══ Data to process

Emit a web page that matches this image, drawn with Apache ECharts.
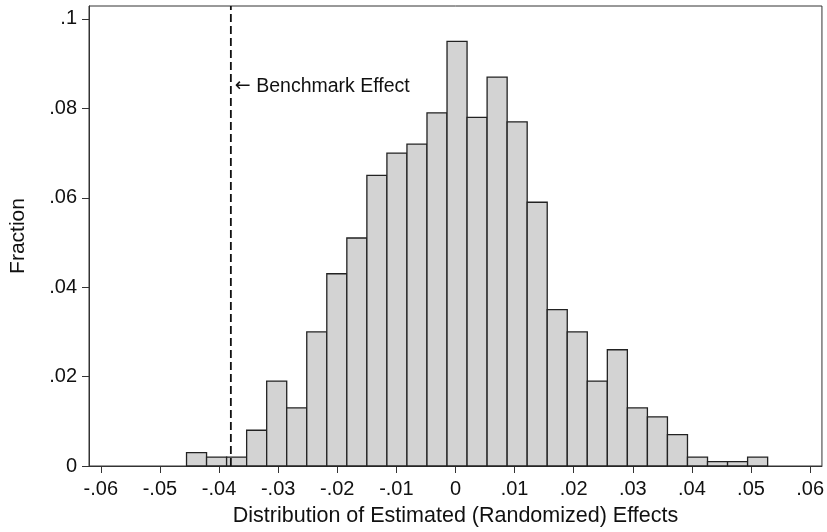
<!DOCTYPE html>
<html>
<head>
<meta charset="utf-8">
<script src="https://cdn.jsdelivr.net/npm/echarts@6/dist/echarts.min.js"></script>
<style>
  html, body { margin: 0; padding: 0; background: #fff; }
  #chart { width: 827px; height: 532px; }
</style>
</head>
<body>
<div id="chart"></div>
<script>
// histogram bins
const binStart = -0.0455;
const binWidth = 0.00339;
const fractions = [
  0.003, 0.002, 0.002, 0.008, 0.019, 0.013, 0.030, 0.043, 0.051, 0.065,
  0.070, 0.072, 0.079, 0.095, 0.078, 0.087, 0.077, 0.059, 0.035, 0.030,
  0.019, 0.026, 0.013, 0.011, 0.007, 0.002, 0.001, 0.001, 0.002
];
const benchmark = -0.038;
const noteY = 0.0849;
const xTicks = [-0.06, -0.05, -0.04, -0.03, -0.02, -0.01, 0, 0.01, 0.02, 0.03, 0.04, 0.05, 0.06];
const yTicks = [0, 0.02, 0.04, 0.06, 0.08, 0.1];

const FONT = '"Liberation Sans", Arial, Helvetica, sans-serif';
const INK = '#111';
const Y_MAX = 0.1029;

// stata style: no leading zero
function fmt(v) {
  if (v === 0) return '0';
  const s = parseFloat(Math.abs(v).toFixed(3)).toString().replace(/^0/, '');
  return (v < 0 ? '-' : '') + s;
}

const bins = fractions.map((f, i) => [binStart + i * binWidth, binStart + (i + 1) * binWidth, f]);

const chart = echarts.init(document.getElementById('chart'));
chart.setOption({
  animation: false,
  grid: {
    left: 87, right: 5, top: 6, bottom: 64,
    show: true, borderColor: '#333', borderWidth: 1
  },
  xAxis: {
    type: 'value',
    min: -0.062, max: 0.062,
    name: 'Distribution of Estimated (Randomized) Effects',
    nameLocation: 'middle',
    nameGap: 39,
    nameTextStyle: { fontFamily: FONT, fontSize: 21.5, color: INK },
    splitLine: { show: false },
    axisLine: { onZero: false, lineStyle: { color: '#333', width: 1 } },
    axisTick: { customValues: xTicks, length: 7, lineStyle: { color: '#333' } },
    axisLabel: {
      customValues: xTicks, formatter: fmt, margin: 13,
      fontFamily: FONT, fontSize: 20, color: INK
    }
  },
  yAxis: {
    type: 'value',
    min: 0, max: Y_MAX,
    name: 'Fraction',
    nameLocation: 'middle',
    nameGap: 60,
    nameTextStyle: { fontFamily: FONT, fontSize: 21, color: INK },
    splitLine: { show: false },
    axisLine: { show: true, onZero: false, lineStyle: { color: '#333', width: 1 } },
    axisTick: { show: true, customValues: yTicks, length: 7, lineStyle: { color: '#333' } },
    axisLabel: {
      customValues: yTicks, formatter: fmt, margin: 12,
      fontFamily: FONT, fontSize: 20, color: INK
    }
  },
  series: [
    {
      type: 'custom',
      data: bins,
      encode: { x: [0, 1], y: 2 },
      renderItem: function (params, api) {
        const p0 = api.coord([api.value(0), 0]);
        const p1 = api.coord([api.value(1), api.value(2)]);
        return {
          type: 'rect',
          shape: { x: p0[0], y: p1[1], width: p1[0] - p0[0], height: p0[1] - p1[1] },
          style: { fill: '#d3d3d3', stroke: '#222', lineWidth: 1.3 }
        };
      },
      z: 2
    },
    {
      // benchmark effect, dashed vertical
      type: 'line',
      data: [[benchmark, 0], [benchmark, Y_MAX]],
      symbol: 'none',
      silent: true,
      lineStyle: { color: INK, width: 1.8, type: [8, 4] },
      z: 3
    }
  ]
});

// annotation text next to the dashed line
const p = chart.convertToPixel({ gridIndex: 0 }, [benchmark, noteY]);
chart.setOption({
  graphic: [{
    type: 'text',
    x: p[0] + 4, y: p[1],
    style: {
      text: '{a|\u2190} Benchmark Effect',
      font: '19.5px ' + FONT,
      fill: INK,
      verticalAlign: 'middle',
      rich: {
        a: { fontFamily: '"DejaVu Sans", sans-serif', fontSize: 19, fill: INK }
      }
    }
  }]
});
</script>
</body>
</html>
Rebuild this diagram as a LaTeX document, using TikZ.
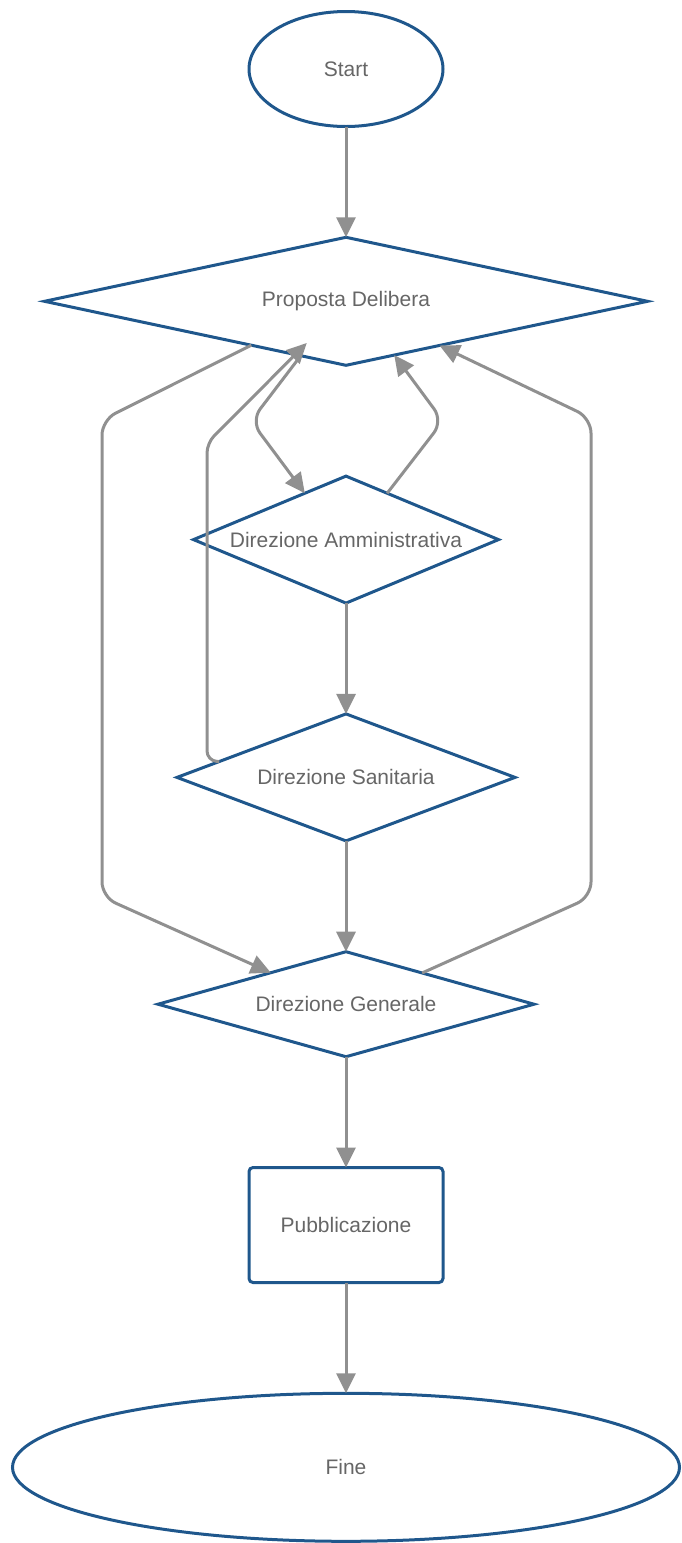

════

• **Stated problem**
Locate all lines in the listing above with the word "this". Copy them.

• **Solution below**
Emit a web page that matches this image, drawn with Apache ECharts.
Rebuild this diagram as a LaTeX document, using TikZ.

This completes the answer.